The problem is not ambition. The problem is the thing underneath ambition that most ambitious people never examine.
There are two kinds of wanting. The first arises from fullness — from a genuine sense of purpose, from love of the work, from the natural human desire to build something meaningful. This kind of wanting is clean. It is energising. It is what the Gita calls action arising from Sattva.
The second kind arises from lack — from the background conviction that you are not yet enough, that achievement will finally deliver the sense of completeness that has been missing. This kind looks identical to the first from the outside. Both produce results. Only one produces the person you want to become.
The ambition that runs from something will always be faster than the ambition that moves toward something. But only one of them knows when to stop.
The Vedantic term is Anavamala — the root contraction, the fundamental sense of incompleteness. Kashmir Shaivism identifies it as the deepest conditioning. And it says something uncomfortable: external achievement does not dissolve it. The bank account, the title, the recognition — they touch the surface. The root is untouched.
This is why you see extraordinary achievers who remain extraordinarily restless. Who move from goal to goal with increasing speed and decreasing satisfaction. Who cannot sit in a room without something to pursue.

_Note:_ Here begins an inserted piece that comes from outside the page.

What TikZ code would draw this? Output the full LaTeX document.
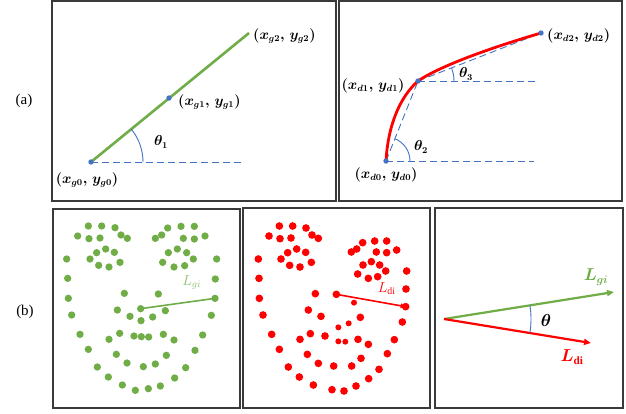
\documentclass[tikz,border=0pt]{standalone}
\usepackage{amsmath,bm}
\usepackage{fontspec}
\setmainfont{Liberation Serif}
\usetikzlibrary{arrows.meta,calc}
\definecolor{gc}{HTML}{70AD47}
\definecolor{gl}{HTML}{8CBF6C}
\definecolor{bc}{HTML}{4472C4}
\definecolor{rc}{HTML}{FF0000}
\definecolor{framec}{HTML}{3A3A3A}
\begin{document}
\begin{tikzpicture}[x=1pt,y=-1pt,
  panel/.style={draw=framec,line width=1.1pt},
  bdot/.style={fill=bc},
  lbl/.style={font=\fontsize{13.5}{16}\selectfont,inner sep=0pt},
  biglbl/.style={font=\fontsize{15}{17}\selectfont,inner sep=0pt},
  dashln/.style={draw=bc,line width=0.9pt,dash pattern=on 7pt off 4pt},
  anglearc/.style={draw=bc,line width=0.9pt},
  gdot/.style={fill=gc},
  rdot/.style={fill=rc}]
\useasboundingbox (0,0) rectangle (626,413);
\fill[white] (0,0) rectangle (626,413);

% panel frames
\draw[panel] (52,1) rectangle (336,201);
\draw[panel] (339,1) rectangle (622,201);
\draw[panel] (53,209) rectangle (240,408);
\draw[panel] (243,208) rectangle (430,408);
\draw[panel] (435,208) rectangle (623,408);

\node[biglbl] (la) at (24,101) {(a)};
\node[biglbl] (lb) at (25,312) {(b)};

% ---------- (a) left ----------
\coordinate (g0) at (91,162);
\coordinate (g1) at (169,98);
\coordinate (g2) at (249,33);
\coordinate (g0h) at (244,162);
\draw[dashln] (g0) -- (g0h);
\draw[gc,line width=2.6pt] (g0) -- (g2);
\draw[anglearc] ($(g0)+(52,0)$) arc[start angle=0,end angle=-39.2,radius=52];
\fill[bdot] (g0) circle[radius=2.7];
\fill[bdot] (g1) circle[radius=2.7];
\node[lbl,anchor=west] (tg2) at (253,36) {$\bm{(x_{g2},\,y_{g2})}$};
\node[lbl,anchor=west] (tg1) at (178,102) {$\bm{(x_{g1},\,y_{g1})}$};
\node[lbl] (tg0) at (87,180) {$\bm{(x_{g0},\,y_{g0})}$};
\node[lbl] (th1) at (161,142) {$\bm{\theta_1}$};

% ---------- (a) right ----------
\coordinate (d0) at (386,161);
\coordinate (d1) at (418,81);
\coordinate (d2) at (541,33);
\coordinate (d0h) at (534,161);
\coordinate (d1h) at (538,81);
\draw[dashln] (d0) -- (d0h);
\draw[dashln] (d1) -- (d1h);
\draw[dashln] (d0) -- (d1);
\draw[dashln] (d1) -- (d2);
\draw[rc,line width=2.8pt] (d0) .. controls (388,125) and (400,97) .. (d1)
   .. controls (440,66) and (490,48) .. (d2);
\draw[anglearc] ($(d0)+(24,0)$) arc[start angle=0,end angle=-68.2,radius=24];
\draw[anglearc] ($(d1)+(36,0)$) arc[start angle=0,end angle=-21.3,radius=36];
\fill[bdot] (d0) circle[radius=2.7];
\fill[bdot] (d1) circle[radius=2.7];
\fill[bdot] (d2) circle[radius=2.7];
\node[lbl,anchor=west] (td2) at (547,36) {$\bm{(x_{d2},\,y_{d2})}$};
\node[lbl] (td1) at (373,86) {$\bm{(x_{d1},\,y_{d1})}$};
\node[lbl] (td0) at (386,175) {$\bm{(x_{d0},\,y_{d0})}$};
\node[lbl] (th2) at (421,147) {$\bm{\theta_2}$};
\node[lbl] (th3) at (466,74) {$\bm{\theta_3}$};

% ---------- (b) left: green landmarks ----------
\begin{scope}[shift={(50,205)},scale=1/3]
\foreach \px/\py in {115/63,155/63,195/68,213/90,232/100,83/93,117/101,150/99,140/143,167/132,193/142,120/162,146/181,177/186,210/172,
353/69,393/64,433/64,335/90,316/100,400/100,433/102,465/93,355/143,382/132,410/143,430/162,338/172,372/186,404/182,
50/162,53/220,55/280,65/330,90/388,115/433,142/486,175/516,217/540,256/556,295/551,331/543,374/519,407/488,435/436,458/390,484/331,495/280,496/222,500/162,
223/265,325/267,202/315,272/311,346/317,240/334,273/347,308/336,209/385,252/393,274/395,296/396,340/388,177/403,372/405,199/448,349/451,231/474,280/485,316/477}
  \fill[gdot] (\px,\py) circle[radius=11];
\coordinate (gs) at (272,311);
\coordinate (ge) at (495,280);
\draw[gc,line width=1.6pt] (gs) -- (ge);
\node[font=\fontsize{14}{16}\selectfont,text=gl,inner sep=0pt] (lgi) at (425,232) {$L_{gi}$};
\end{scope}

% ---------- (b) middle: red landmarks ----------
\begin{scope}[shift={(240,205)},scale=1/3]
\foreach \px/\py in {118/63,158/63,198/69,216/90,235/100,87/93,120/101,153/99,143/143,170/132,197/142,123/162,149/181,180/186,214/172,
368/113,404/108,440/108,350/132,334/141,409/141,440/143,470/135,369/180,394/170,419/180,437/198,353/207,385/220,413/215,
55/162,57/220,58/280,69/330,95/388,118/433,145/486,178/516,220/540,276/554,312/558,348/543,386/521,417/493,442/446,463/404,487/351,497/305,498/252,500/198,
226/266,289/268,205/315,243/334,361/337,211/386,255/393,180/403,354/403,385/418,202/448,363/460,235/475,281/483,335/483}
  \fill[rdot] (\px,\py) circle[radius=11.5];
\foreach \px/\py in {342/293,326/355,295/367,295/409,316/410}
  \fill[rdot] (\px,\py) circle[radius=9];
\coordinate (rs) at (289,268);
\coordinate (re) at (497,305);
\draw[rc,line width=1.6pt,-{Triangle[length=5pt,width=4.5pt]}] (rs) -- (re);
\node[font=\fontsize{14}{16}\selectfont,text=rc,inner sep=0pt] (ldi) at (440,250) {$L_{\mathrm{di}}$};
\end{scope}

% ---------- (b) right: angle ----------
\coordinate (o) at (444,319);
\coordinate (gend) at (614,292);
\coordinate (rend) at (591,343);
\draw[gc,line width=2.2pt,-{Triangle[length=7pt,width=6pt]}] (o) -- (gend);
\draw[rc,line width=2.2pt,-{Triangle[length=7pt,width=6pt]}] (o) -- (rend);
\draw[anglearc] ($(o)+(9.3:87)$) arc[start angle=9.3,end angle=-9.0,radius=87];
\node[font=\fontsize{16}{18}\selectfont,inner sep=0pt] (tth) at (546,320) {$\bm{\theta}$};
\node[font=\fontsize{16}{18}\selectfont,text=gc,inner sep=0pt] (tlg) at (596,277) {$\bm{L_{gi}}$};
\node[font=\fontsize{16}{18}\selectfont,text=rc,inner sep=0pt] (tld) at (572,357) {$\bm{L}_{\mathbf{di}}$};
\end{tikzpicture}
\end{document}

The Stoics called the alternative Eudaimonia — the flourishing that comes from living in accordance with your deepest nature, not from the accumulation of external goods. It is not passivity. The Stoics were ferociously active. But the action was rooted in character, not in the hunger of incompleteness.
You can build something significant. You can move fast and work hard and want more.
But at some point — sooner if you are wise, later if you are not — the question beneath all the questions arrives: what am I running from? And: what would it mean to be at peace while I run?
Ambition without peace is just a faster way to suffer. The peace does not come after you arrive. It has to come now. Or it will not come at all.